▸ SUPPLIED INFORMATION:

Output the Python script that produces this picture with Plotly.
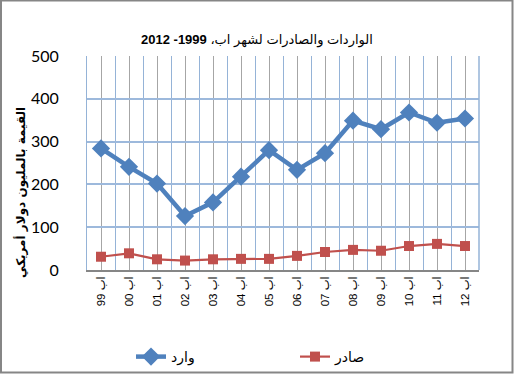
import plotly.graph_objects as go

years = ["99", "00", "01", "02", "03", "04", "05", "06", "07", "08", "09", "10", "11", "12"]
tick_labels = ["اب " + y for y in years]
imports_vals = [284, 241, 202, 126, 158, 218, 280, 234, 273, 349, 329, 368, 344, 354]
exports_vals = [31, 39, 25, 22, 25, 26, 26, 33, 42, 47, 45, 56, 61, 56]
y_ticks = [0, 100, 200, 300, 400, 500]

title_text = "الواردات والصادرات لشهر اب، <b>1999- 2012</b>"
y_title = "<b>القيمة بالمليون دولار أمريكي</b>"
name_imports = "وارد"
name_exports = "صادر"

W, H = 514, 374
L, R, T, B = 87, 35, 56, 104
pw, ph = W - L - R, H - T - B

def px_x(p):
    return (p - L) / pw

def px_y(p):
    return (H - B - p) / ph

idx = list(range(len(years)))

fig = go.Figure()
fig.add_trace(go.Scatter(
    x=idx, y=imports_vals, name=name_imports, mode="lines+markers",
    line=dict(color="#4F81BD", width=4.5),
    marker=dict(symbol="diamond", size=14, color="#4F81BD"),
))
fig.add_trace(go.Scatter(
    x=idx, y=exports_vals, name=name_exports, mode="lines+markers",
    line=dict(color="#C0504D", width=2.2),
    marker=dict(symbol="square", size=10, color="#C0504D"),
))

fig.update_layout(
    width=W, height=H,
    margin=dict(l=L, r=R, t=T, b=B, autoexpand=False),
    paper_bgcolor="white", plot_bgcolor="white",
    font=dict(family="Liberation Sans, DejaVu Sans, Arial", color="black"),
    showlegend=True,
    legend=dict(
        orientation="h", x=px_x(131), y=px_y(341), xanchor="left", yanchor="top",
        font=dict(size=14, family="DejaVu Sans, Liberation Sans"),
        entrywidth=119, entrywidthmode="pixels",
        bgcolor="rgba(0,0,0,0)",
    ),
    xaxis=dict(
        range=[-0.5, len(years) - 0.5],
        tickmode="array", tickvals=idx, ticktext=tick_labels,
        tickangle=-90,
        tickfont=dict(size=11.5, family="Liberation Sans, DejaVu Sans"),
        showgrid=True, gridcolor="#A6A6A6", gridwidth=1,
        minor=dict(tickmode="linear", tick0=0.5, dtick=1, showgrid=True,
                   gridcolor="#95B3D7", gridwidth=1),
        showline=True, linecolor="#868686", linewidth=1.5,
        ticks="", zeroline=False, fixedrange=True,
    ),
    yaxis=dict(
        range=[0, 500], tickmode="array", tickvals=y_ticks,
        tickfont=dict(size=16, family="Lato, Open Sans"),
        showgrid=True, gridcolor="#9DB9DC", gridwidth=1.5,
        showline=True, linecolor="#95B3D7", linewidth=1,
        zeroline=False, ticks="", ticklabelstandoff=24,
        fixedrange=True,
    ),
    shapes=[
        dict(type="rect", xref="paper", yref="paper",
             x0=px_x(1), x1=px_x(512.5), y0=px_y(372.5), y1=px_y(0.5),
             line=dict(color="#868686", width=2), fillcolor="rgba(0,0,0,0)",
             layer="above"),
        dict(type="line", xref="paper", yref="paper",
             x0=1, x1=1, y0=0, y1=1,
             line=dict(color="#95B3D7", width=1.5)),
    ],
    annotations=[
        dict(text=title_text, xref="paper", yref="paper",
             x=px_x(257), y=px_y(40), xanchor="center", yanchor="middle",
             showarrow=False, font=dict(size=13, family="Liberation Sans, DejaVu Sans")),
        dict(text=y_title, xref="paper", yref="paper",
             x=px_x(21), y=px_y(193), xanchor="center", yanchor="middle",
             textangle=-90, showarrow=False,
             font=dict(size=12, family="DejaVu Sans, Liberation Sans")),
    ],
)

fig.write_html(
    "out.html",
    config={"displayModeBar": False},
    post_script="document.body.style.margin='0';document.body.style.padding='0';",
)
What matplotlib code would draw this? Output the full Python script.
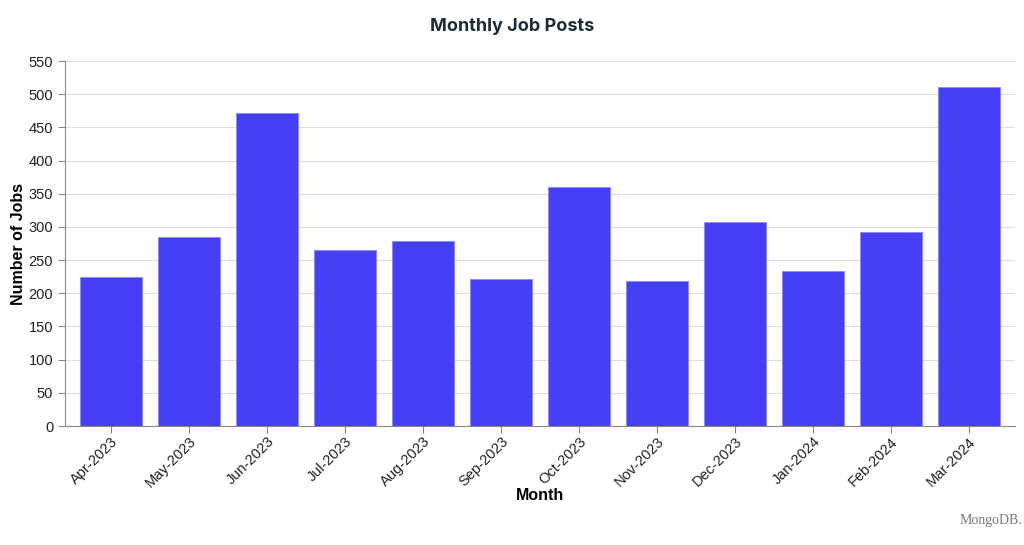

▸ TASK INSTRUCTIONS:
All records above are to be printed exactly, minus the pictures they contain.

▸ IN RESPONSE:
Output the Python script that produces this picture with Plotly.
import plotly.graph_objects as go

years = ["99", "00", "01", "02", "03", "04", "05", "06", "07", "08", "09", "10", "11", "12"]
tick_labels = ["اب " + y for y in years]
imports_vals = [284, 241, 202, 126, 158, 218, 280, 234, 273, 349, 329, 368, 344, 354]
exports_vals = [31, 39, 25, 22, 25, 26, 26, 33, 42, 47, 45, 56, 61, 56]
y_ticks = [0, 100, 200, 300, 400, 500]

title_text = "الواردات والصادرات لشهر اب، <b>1999- 2012</b>"
y_title = "<b>القيمة بالمليون دولار أمريكي</b>"
name_imports = "وارد"
name_exports = "صادر"

W, H = 514, 374
L, R, T, B = 87, 35, 56, 104
pw, ph = W - L - R, H - T - B

def px_x(p):
    return (p - L) / pw

def px_y(p):
    return (H - B - p) / ph

idx = list(range(len(years)))

fig = go.Figure()
fig.add_trace(go.Scatter(
    x=idx, y=imports_vals, name=name_imports, mode="lines+markers",
    line=dict(color="#4F81BD", width=4.5),
    marker=dict(symbol="diamond", size=14, color="#4F81BD"),
))
fig.add_trace(go.Scatter(
    x=idx, y=exports_vals, name=name_exports, mode="lines+markers",
    line=dict(color="#C0504D", width=2.2),
    marker=dict(symbol="square", size=10, color="#C0504D"),
))

fig.update_layout(
    width=W, height=H,
    margin=dict(l=L, r=R, t=T, b=B, autoexpand=False),
    paper_bgcolor="white", plot_bgcolor="white",
    font=dict(family="Liberation Sans, DejaVu Sans, Arial", color="black"),
    showlegend=True,
    legend=dict(
        orientation="h", x=px_x(131), y=px_y(341), xanchor="left", yanchor="top",
        font=dict(size=14, family="DejaVu Sans, Liberation Sans"),
        entrywidth=119, entrywidthmode="pixels",
        bgcolor="rgba(0,0,0,0)",
    ),
    xaxis=dict(
        range=[-0.5, len(years) - 0.5],
        tickmode="array", tickvals=idx, ticktext=tick_labels,
        tickangle=-90,
        tickfont=dict(size=11.5, family="Liberation Sans, DejaVu Sans"),
        showgrid=True, gridcolor="#A6A6A6", gridwidth=1,
        minor=dict(tickmode="linear", tick0=0.5, dtick=1, showgrid=True,
                   gridcolor="#95B3D7", gridwidth=1),
        showline=True, linecolor="#868686", linewidth=1.5,
        ticks="", zeroline=False, fixedrange=True,
    ),
    yaxis=dict(
        range=[0, 500], tickmode="array", tickvals=y_ticks,
        tickfont=dict(size=16, family="Lato, Open Sans"),
        showgrid=True, gridcolor="#9DB9DC", gridwidth=1.5,
        showline=True, linecolor="#95B3D7", linewidth=1,
        zeroline=False, ticks="", ticklabelstandoff=24,
        fixedrange=True,
    ),
    shapes=[
        dict(type="rect", xref="paper", yref="paper",
             x0=px_x(1), x1=px_x(512.5), y0=px_y(372.5), y1=px_y(0.5),
             line=dict(color="#868686", width=2), fillcolor="rgba(0,0,0,0)",
             layer="above"),
        dict(type="line", xref="paper", yref="paper",
             x0=1, x1=1, y0=0, y1=1,
             line=dict(color="#95B3D7", width=1.5)),
    ],
    annotations=[
        dict(text=title_text, xref="paper", yref="paper",
             x=px_x(257), y=px_y(40), xanchor="center", yanchor="middle",
             showarrow=False, font=dict(size=13, family="Liberation Sans, DejaVu Sans")),
        dict(text=y_title, xref="paper", yref="paper",
             x=px_x(21), y=px_y(193), xanchor="center", yanchor="middle",
             textangle=-90, showarrow=False,
             font=dict(size=12, family="DejaVu Sans, Liberation Sans")),
    ],
)

fig.write_html(
    "out.html",
    config={"displayModeBar": False},
    post_script="document.body.style.margin='0';document.body.style.padding='0';",
)
What matplotlib code would draw this? Output the full Python script.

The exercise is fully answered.